[begin Source material]

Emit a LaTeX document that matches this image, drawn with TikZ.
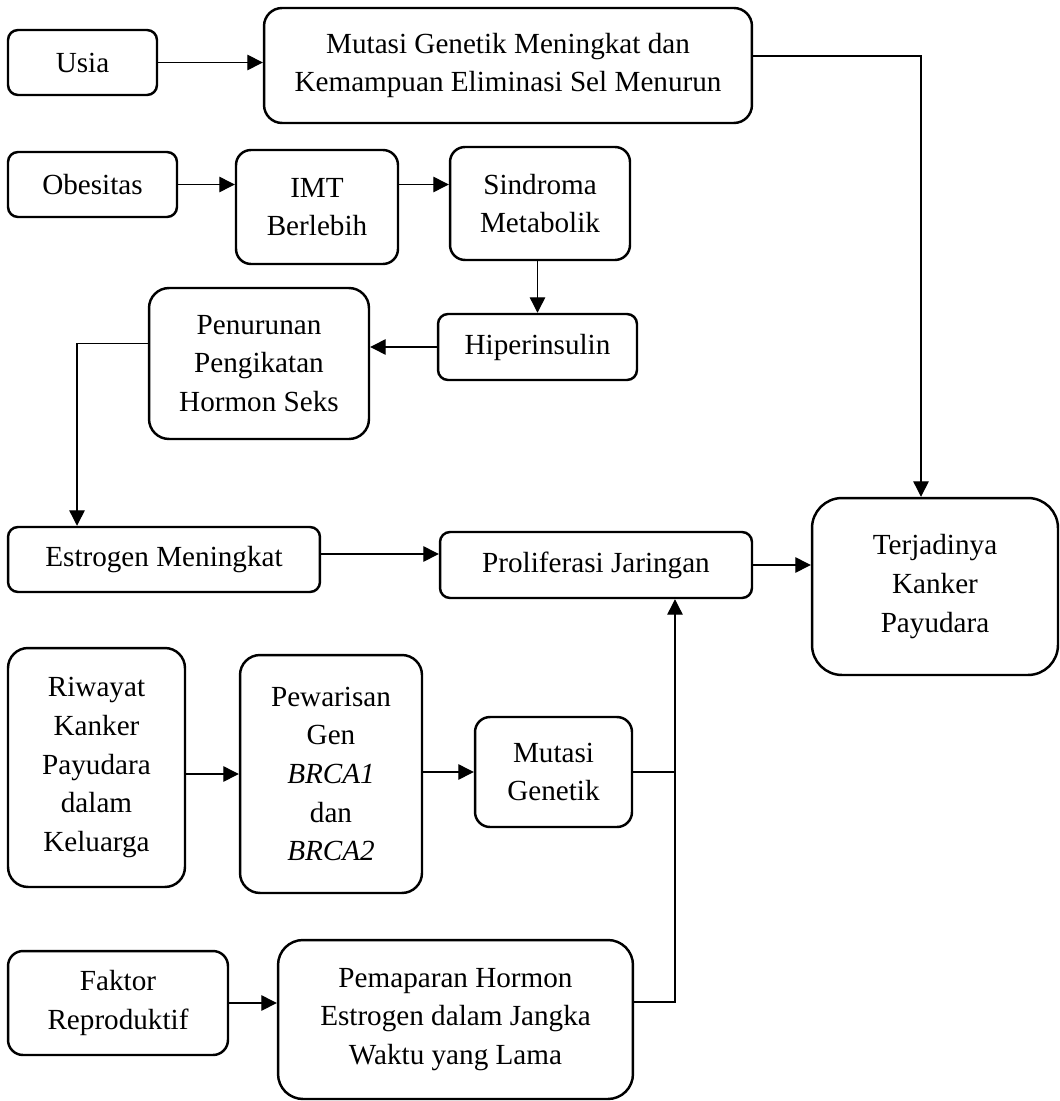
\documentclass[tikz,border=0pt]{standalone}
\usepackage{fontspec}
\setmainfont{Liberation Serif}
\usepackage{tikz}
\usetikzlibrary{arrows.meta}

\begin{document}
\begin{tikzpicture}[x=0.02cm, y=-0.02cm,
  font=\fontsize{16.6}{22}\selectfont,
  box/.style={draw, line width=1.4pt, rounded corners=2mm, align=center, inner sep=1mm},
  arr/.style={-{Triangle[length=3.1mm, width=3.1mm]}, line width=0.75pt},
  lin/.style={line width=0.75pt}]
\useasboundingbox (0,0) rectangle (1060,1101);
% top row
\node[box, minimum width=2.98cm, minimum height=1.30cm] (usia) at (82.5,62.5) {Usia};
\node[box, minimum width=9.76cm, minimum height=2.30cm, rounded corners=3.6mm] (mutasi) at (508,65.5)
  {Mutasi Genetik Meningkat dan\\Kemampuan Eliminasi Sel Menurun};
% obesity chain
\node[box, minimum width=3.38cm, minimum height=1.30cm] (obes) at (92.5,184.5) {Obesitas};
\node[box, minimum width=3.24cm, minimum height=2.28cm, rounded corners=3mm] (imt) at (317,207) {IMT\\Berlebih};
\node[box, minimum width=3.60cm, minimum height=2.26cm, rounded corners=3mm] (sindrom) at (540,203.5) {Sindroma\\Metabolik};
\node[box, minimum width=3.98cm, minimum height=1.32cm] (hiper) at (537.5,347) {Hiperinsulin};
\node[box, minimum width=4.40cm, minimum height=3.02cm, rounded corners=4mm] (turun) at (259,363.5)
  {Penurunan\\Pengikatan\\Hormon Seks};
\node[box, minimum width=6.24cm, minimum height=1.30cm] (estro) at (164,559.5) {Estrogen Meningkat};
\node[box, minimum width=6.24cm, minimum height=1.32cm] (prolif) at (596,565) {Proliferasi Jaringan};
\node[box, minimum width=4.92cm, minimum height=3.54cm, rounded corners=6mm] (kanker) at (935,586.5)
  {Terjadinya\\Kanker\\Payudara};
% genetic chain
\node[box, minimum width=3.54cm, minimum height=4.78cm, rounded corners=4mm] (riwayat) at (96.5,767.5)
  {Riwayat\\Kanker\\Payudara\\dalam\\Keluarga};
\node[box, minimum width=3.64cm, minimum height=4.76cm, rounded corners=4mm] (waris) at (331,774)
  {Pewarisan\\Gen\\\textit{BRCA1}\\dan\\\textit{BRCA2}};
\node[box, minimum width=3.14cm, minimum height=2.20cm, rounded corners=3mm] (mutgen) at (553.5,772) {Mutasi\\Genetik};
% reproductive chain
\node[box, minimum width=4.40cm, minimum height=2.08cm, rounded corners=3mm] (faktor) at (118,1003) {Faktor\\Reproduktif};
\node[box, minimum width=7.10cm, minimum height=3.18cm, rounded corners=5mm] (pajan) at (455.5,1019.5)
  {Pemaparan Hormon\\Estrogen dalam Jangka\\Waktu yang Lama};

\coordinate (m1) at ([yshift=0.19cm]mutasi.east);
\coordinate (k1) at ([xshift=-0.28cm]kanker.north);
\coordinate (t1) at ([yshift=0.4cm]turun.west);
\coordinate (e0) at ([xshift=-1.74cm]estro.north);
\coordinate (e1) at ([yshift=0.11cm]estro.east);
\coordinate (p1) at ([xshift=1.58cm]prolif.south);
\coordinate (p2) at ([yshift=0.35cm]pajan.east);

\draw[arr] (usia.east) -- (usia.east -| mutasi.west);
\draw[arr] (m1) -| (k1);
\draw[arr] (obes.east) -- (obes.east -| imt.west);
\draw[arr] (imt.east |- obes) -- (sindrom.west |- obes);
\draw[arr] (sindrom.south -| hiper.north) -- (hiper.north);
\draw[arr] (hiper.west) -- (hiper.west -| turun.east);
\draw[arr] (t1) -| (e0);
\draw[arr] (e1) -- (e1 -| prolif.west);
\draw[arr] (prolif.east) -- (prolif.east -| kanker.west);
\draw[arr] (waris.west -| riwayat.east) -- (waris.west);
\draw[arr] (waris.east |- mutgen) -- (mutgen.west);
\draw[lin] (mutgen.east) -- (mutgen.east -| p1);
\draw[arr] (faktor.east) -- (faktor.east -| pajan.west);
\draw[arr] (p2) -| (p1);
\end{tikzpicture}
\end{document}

[end Source material]

> **Description of the task**
Repeat the material exactly as it reads, without any of its pictures.

> **Solution to the exercise**
Emit a LaTeX document that matches this image, drawn with TikZ.
\documentclass[tikz,border=0pt]{standalone}
\usepackage{fontspec}
\setmainfont{Liberation Serif}
\usepackage{tikz}
\usetikzlibrary{arrows.meta}

\begin{document}
\begin{tikzpicture}[x=0.02cm, y=-0.02cm,
  font=\fontsize{16.6}{22}\selectfont,
  box/.style={draw, line width=1.4pt, rounded corners=2mm, align=center, inner sep=1mm},
  arr/.style={-{Triangle[length=3.1mm, width=3.1mm]}, line width=0.75pt},
  lin/.style={line width=0.75pt}]
\useasboundingbox (0,0) rectangle (1060,1101);
% top row
\node[box, minimum width=2.98cm, minimum height=1.30cm] (usia) at (82.5,62.5) {Usia};
\node[box, minimum width=9.76cm, minimum height=2.30cm, rounded corners=3.6mm] (mutasi) at (508,65.5)
  {Mutasi Genetik Meningkat dan\\Kemampuan Eliminasi Sel Menurun};
% obesity chain
\node[box, minimum width=3.38cm, minimum height=1.30cm] (obes) at (92.5,184.5) {Obesitas};
\node[box, minimum width=3.24cm, minimum height=2.28cm, rounded corners=3mm] (imt) at (317,207) {IMT\\Berlebih};
\node[box, minimum width=3.60cm, minimum height=2.26cm, rounded corners=3mm] (sindrom) at (540,203.5) {Sindroma\\Metabolik};
\node[box, minimum width=3.98cm, minimum height=1.32cm] (hiper) at (537.5,347) {Hiperinsulin};
\node[box, minimum width=4.40cm, minimum height=3.02cm, rounded corners=4mm] (turun) at (259,363.5)
  {Penurunan\\Pengikatan\\Hormon Seks};
\node[box, minimum width=6.24cm, minimum height=1.30cm] (estro) at (164,559.5) {Estrogen Meningkat};
\node[box, minimum width=6.24cm, minimum height=1.32cm] (prolif) at (596,565) {Proliferasi Jaringan};
\node[box, minimum width=4.92cm, minimum height=3.54cm, rounded corners=6mm] (kanker) at (935,586.5)
  {Terjadinya\\Kanker\\Payudara};
% genetic chain
\node[box, minimum width=3.54cm, minimum height=4.78cm, rounded corners=4mm] (riwayat) at (96.5,767.5)
  {Riwayat\\Kanker\\Payudara\\dalam\\Keluarga};
\node[box, minimum width=3.64cm, minimum height=4.76cm, rounded corners=4mm] (waris) at (331,774)
  {Pewarisan\\Gen\\\textit{BRCA1}\\dan\\\textit{BRCA2}};
\node[box, minimum width=3.14cm, minimum height=2.20cm, rounded corners=3mm] (mutgen) at (553.5,772) {Mutasi\\Genetik};
% reproductive chain
\node[box, minimum width=4.40cm, minimum height=2.08cm, rounded corners=3mm] (faktor) at (118,1003) {Faktor\\Reproduktif};
\node[box, minimum width=7.10cm, minimum height=3.18cm, rounded corners=5mm] (pajan) at (455.5,1019.5)
  {Pemaparan Hormon\\Estrogen dalam Jangka\\Waktu yang Lama};

\coordinate (m1) at ([yshift=0.19cm]mutasi.east);
\coordinate (k1) at ([xshift=-0.28cm]kanker.north);
\coordinate (t1) at ([yshift=0.4cm]turun.west);
\coordinate (e0) at ([xshift=-1.74cm]estro.north);
\coordinate (e1) at ([yshift=0.11cm]estro.east);
\coordinate (p1) at ([xshift=1.58cm]prolif.south);
\coordinate (p2) at ([yshift=0.35cm]pajan.east);

\draw[arr] (usia.east) -- (usia.east -| mutasi.west);
\draw[arr] (m1) -| (k1);
\draw[arr] (obes.east) -- (obes.east -| imt.west);
\draw[arr] (imt.east |- obes) -- (sindrom.west |- obes);
\draw[arr] (sindrom.south -| hiper.north) -- (hiper.north);
\draw[arr] (hiper.west) -- (hiper.west -| turun.east);
\draw[arr] (t1) -| (e0);
\draw[arr] (e1) -- (e1 -| prolif.west);
\draw[arr] (prolif.east) -- (prolif.east -| kanker.west);
\draw[arr] (waris.west -| riwayat.east) -- (waris.west);
\draw[arr] (waris.east |- mutgen) -- (mutgen.west);
\draw[lin] (mutgen.east) -- (mutgen.east -| p1);
\draw[arr] (faktor.east) -- (faktor.east -| pajan.west);
\draw[arr] (p2) -| (p1);
\end{tikzpicture}
\end{document}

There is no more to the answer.